▸ Set exercise
Identify all lines in the listing that include the word "with", and copy them out.
------------------------------
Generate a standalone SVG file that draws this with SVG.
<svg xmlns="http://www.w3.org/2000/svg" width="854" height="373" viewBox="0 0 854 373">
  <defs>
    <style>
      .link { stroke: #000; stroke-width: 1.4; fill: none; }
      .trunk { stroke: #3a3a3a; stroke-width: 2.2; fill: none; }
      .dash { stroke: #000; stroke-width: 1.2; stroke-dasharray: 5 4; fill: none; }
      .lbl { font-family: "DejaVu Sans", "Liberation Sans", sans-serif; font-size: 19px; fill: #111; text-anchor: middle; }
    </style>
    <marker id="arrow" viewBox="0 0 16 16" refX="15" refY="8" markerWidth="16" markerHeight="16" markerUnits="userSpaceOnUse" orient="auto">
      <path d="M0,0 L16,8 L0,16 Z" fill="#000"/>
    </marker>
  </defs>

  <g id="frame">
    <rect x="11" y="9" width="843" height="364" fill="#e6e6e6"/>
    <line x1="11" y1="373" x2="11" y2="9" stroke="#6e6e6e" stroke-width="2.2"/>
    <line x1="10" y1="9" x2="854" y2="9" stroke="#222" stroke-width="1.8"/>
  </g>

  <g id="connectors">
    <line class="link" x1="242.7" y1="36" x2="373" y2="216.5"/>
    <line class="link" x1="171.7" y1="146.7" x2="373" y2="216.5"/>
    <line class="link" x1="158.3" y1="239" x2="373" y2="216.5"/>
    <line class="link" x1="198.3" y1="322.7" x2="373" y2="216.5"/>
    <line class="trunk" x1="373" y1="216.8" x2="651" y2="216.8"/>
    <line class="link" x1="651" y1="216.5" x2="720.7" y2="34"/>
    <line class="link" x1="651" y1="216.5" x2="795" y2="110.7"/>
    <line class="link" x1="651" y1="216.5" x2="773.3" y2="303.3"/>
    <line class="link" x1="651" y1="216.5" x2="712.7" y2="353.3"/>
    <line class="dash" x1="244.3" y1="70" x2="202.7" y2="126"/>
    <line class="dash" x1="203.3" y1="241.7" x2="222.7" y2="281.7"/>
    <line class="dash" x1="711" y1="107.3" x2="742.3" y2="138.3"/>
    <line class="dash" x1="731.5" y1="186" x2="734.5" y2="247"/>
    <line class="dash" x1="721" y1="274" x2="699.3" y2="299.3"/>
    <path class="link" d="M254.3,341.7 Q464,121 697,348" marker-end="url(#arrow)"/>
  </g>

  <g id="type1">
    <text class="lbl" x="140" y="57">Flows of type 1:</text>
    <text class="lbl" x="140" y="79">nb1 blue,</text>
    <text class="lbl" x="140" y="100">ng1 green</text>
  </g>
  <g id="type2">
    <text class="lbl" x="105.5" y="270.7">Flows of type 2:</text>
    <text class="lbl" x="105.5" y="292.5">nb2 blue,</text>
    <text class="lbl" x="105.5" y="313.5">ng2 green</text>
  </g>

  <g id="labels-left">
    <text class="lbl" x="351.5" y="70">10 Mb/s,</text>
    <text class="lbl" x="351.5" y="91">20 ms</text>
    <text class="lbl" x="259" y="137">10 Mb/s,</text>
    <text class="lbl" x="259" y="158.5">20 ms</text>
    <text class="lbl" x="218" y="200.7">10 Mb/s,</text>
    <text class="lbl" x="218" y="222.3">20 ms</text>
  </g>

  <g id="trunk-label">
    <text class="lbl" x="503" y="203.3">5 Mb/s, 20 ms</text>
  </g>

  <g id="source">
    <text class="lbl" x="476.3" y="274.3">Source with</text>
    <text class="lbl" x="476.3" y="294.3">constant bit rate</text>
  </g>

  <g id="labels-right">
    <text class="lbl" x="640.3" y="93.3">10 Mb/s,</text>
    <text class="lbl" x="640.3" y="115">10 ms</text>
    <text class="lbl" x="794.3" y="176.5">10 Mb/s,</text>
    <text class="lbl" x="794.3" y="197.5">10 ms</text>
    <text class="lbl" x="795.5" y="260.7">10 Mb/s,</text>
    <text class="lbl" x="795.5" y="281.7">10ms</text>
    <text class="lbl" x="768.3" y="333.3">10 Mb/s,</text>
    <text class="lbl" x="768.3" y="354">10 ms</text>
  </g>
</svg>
------------------------------
▸ Full response
Generate a standalone SVG file that draws this with SVG.
    <text class="lbl" x="476.3" y="274.3">Source with</text>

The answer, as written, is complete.